### PROBLEM TO SOLVE:
Scan the records below. List lines holding "What".

____ STORED DATA

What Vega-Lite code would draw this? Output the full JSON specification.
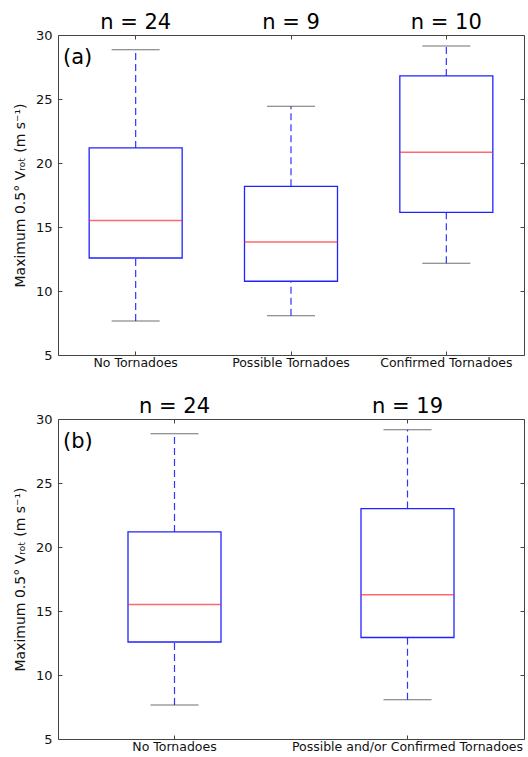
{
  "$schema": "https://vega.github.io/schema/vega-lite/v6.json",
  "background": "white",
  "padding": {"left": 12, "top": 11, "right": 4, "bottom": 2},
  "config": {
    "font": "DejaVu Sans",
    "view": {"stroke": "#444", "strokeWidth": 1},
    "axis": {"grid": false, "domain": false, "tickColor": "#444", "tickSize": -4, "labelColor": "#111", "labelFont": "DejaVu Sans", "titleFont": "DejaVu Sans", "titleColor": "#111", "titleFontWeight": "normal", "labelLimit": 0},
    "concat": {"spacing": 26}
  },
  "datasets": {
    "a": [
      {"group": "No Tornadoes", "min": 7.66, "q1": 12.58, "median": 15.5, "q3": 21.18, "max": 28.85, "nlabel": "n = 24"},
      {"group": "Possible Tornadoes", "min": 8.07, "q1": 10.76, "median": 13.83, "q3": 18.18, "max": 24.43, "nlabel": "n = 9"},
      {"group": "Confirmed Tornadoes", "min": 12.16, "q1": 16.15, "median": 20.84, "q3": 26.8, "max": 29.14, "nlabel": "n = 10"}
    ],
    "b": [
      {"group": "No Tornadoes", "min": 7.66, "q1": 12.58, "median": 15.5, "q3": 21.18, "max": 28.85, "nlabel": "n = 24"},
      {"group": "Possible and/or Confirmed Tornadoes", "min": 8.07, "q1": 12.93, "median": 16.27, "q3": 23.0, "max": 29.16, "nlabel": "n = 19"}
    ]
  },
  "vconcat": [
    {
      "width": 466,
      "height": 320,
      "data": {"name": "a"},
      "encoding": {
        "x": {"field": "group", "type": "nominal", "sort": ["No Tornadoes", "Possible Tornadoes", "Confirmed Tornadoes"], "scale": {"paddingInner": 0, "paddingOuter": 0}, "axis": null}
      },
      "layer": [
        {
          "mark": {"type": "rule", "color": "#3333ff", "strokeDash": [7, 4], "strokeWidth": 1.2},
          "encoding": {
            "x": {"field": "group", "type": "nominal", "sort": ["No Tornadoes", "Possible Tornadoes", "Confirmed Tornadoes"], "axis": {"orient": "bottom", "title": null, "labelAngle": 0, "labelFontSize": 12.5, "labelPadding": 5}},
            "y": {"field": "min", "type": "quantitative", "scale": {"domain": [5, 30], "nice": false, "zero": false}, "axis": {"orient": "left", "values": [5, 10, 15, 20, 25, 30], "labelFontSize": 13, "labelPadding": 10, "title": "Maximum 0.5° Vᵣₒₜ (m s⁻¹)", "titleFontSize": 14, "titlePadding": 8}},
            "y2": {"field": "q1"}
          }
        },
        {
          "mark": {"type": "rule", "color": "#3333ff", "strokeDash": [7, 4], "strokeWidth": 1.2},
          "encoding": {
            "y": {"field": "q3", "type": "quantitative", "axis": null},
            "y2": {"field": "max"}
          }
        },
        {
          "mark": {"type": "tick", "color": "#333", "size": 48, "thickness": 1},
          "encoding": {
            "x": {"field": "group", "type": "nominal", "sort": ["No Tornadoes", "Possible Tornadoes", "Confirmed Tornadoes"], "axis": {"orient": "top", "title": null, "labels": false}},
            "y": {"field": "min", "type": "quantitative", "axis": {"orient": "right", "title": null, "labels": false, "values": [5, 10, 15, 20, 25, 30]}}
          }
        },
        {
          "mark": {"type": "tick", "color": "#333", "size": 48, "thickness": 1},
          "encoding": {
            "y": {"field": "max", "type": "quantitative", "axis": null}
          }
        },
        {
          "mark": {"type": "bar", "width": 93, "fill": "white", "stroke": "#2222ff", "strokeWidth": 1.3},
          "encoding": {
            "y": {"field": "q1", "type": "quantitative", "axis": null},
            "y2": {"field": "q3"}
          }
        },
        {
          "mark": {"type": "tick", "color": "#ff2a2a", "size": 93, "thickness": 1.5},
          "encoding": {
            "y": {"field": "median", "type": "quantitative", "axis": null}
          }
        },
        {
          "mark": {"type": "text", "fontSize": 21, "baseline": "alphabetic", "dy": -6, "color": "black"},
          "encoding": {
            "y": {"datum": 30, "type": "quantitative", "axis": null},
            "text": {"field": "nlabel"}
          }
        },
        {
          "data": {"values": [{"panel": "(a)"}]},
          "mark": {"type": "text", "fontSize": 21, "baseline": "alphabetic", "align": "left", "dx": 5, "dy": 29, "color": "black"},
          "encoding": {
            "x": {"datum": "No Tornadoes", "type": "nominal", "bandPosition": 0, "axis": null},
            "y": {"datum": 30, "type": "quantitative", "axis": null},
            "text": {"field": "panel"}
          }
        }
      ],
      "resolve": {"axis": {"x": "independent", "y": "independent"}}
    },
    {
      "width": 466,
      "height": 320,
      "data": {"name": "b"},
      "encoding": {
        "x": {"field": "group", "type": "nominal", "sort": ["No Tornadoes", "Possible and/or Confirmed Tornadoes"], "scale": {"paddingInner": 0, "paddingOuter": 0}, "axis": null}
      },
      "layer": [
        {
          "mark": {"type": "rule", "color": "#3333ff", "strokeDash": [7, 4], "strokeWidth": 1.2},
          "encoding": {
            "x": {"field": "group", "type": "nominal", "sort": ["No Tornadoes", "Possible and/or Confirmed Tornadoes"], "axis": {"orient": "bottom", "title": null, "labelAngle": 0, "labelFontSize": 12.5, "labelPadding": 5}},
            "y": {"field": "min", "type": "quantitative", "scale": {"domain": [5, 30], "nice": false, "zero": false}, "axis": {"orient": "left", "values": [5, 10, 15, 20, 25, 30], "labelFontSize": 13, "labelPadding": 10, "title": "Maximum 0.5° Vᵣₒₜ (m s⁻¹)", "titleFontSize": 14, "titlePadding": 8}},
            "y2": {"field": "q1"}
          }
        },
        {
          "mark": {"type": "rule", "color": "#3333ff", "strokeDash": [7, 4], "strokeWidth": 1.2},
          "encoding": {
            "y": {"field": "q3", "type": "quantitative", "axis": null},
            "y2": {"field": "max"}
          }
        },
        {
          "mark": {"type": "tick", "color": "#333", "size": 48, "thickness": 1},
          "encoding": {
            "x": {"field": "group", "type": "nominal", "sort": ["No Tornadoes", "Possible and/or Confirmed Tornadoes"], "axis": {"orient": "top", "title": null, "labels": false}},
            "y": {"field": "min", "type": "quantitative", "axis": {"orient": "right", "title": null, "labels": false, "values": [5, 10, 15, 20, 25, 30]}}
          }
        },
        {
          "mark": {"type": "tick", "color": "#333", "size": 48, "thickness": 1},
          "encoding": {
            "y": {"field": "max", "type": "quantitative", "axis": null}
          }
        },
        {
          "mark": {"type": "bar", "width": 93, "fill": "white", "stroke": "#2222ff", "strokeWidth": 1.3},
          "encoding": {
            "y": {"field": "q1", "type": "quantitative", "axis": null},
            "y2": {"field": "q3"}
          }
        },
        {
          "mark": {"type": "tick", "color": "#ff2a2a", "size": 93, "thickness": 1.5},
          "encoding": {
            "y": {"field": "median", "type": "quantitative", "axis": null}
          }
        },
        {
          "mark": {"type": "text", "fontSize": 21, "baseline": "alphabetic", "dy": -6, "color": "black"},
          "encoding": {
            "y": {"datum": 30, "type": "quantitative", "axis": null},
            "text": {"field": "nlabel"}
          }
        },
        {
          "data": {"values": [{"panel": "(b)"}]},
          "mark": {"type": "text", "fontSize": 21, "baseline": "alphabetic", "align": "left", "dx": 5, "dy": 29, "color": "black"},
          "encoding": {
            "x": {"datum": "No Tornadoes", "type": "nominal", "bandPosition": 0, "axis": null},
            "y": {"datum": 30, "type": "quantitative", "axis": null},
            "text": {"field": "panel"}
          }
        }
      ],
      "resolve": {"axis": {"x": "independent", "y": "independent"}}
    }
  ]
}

________
____ STORED DATA

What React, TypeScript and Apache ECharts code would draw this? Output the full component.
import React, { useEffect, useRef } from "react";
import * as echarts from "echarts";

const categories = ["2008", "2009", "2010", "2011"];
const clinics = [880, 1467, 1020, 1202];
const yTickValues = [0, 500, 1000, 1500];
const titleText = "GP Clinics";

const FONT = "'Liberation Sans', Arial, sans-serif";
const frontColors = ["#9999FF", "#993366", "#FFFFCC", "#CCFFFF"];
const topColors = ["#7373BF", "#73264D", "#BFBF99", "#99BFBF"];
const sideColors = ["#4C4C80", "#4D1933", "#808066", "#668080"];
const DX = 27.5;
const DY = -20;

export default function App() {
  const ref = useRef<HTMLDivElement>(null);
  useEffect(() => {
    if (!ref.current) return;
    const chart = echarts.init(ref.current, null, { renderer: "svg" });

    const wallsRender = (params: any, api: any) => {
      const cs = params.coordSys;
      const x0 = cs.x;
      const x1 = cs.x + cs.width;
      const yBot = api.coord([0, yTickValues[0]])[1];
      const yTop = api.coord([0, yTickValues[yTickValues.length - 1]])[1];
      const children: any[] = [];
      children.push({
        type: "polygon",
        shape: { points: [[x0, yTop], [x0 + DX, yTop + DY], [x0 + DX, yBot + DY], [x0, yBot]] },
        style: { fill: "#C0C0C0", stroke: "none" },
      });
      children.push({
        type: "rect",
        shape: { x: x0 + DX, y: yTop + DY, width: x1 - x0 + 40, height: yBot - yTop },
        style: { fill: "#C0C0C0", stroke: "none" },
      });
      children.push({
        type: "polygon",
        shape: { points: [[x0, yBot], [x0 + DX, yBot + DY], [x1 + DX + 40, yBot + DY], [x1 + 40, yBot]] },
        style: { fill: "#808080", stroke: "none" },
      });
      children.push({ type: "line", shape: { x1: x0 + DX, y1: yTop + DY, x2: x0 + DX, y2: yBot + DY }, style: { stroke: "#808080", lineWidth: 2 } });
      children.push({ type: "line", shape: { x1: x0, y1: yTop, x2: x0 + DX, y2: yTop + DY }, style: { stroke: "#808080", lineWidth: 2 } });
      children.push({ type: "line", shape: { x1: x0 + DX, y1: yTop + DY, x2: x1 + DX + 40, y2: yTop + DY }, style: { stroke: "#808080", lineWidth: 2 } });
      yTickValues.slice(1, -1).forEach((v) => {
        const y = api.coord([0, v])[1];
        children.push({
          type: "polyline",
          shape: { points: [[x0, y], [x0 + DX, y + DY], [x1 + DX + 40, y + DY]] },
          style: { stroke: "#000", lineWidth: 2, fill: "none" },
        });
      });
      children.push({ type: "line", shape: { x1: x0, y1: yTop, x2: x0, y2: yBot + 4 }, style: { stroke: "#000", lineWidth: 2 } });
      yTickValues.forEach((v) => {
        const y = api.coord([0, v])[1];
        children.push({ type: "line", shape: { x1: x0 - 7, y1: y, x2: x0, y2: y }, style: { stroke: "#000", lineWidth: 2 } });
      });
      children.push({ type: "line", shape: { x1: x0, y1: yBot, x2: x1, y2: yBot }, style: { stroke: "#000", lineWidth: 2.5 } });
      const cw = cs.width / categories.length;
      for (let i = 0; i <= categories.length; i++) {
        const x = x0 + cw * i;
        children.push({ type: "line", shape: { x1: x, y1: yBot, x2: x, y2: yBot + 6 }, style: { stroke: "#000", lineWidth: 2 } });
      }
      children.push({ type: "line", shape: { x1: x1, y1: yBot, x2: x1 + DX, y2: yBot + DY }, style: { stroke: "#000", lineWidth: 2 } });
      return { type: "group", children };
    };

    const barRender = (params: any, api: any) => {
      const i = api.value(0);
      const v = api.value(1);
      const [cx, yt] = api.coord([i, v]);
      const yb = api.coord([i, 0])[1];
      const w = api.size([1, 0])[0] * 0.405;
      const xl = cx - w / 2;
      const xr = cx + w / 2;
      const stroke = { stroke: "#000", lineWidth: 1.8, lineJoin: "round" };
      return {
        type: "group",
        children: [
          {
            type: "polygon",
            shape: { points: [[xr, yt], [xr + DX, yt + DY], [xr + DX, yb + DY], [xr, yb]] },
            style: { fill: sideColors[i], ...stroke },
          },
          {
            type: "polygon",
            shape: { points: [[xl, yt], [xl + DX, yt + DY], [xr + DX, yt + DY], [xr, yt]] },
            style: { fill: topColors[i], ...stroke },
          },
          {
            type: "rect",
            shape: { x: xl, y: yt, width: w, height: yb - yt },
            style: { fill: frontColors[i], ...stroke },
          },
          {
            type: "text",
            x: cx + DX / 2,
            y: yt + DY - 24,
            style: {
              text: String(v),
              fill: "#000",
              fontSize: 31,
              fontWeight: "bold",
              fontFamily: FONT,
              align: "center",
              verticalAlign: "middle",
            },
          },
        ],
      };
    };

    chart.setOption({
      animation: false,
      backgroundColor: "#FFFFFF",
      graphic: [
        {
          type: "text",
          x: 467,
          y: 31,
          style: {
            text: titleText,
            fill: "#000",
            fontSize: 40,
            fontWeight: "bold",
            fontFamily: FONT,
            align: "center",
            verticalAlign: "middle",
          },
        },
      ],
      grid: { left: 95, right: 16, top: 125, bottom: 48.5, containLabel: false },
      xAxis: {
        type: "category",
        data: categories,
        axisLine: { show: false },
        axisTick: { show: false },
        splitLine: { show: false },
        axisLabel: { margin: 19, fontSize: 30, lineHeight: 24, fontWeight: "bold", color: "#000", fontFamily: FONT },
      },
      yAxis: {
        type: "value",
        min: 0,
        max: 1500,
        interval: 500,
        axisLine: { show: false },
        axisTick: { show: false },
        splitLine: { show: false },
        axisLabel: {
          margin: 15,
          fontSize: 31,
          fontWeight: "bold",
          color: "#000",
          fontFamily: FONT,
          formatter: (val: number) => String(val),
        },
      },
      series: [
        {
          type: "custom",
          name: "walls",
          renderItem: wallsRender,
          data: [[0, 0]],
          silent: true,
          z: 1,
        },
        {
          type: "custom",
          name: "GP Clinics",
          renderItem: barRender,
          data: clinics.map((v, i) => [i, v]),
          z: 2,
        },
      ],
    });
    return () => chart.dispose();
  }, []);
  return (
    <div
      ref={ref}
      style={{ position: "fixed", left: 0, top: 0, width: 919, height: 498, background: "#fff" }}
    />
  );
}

________
____ STORED DATA

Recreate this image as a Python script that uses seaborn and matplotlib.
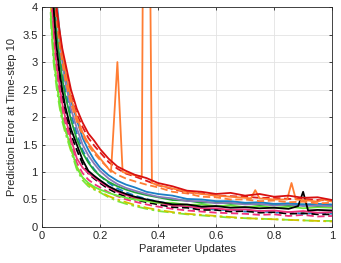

________

### OUTPUT FOR THIS TASK:
What Vega-Lite code would draw this? Output the full JSON specification.
What React, TypeScript and Apache ECharts code would draw this? Output the full component.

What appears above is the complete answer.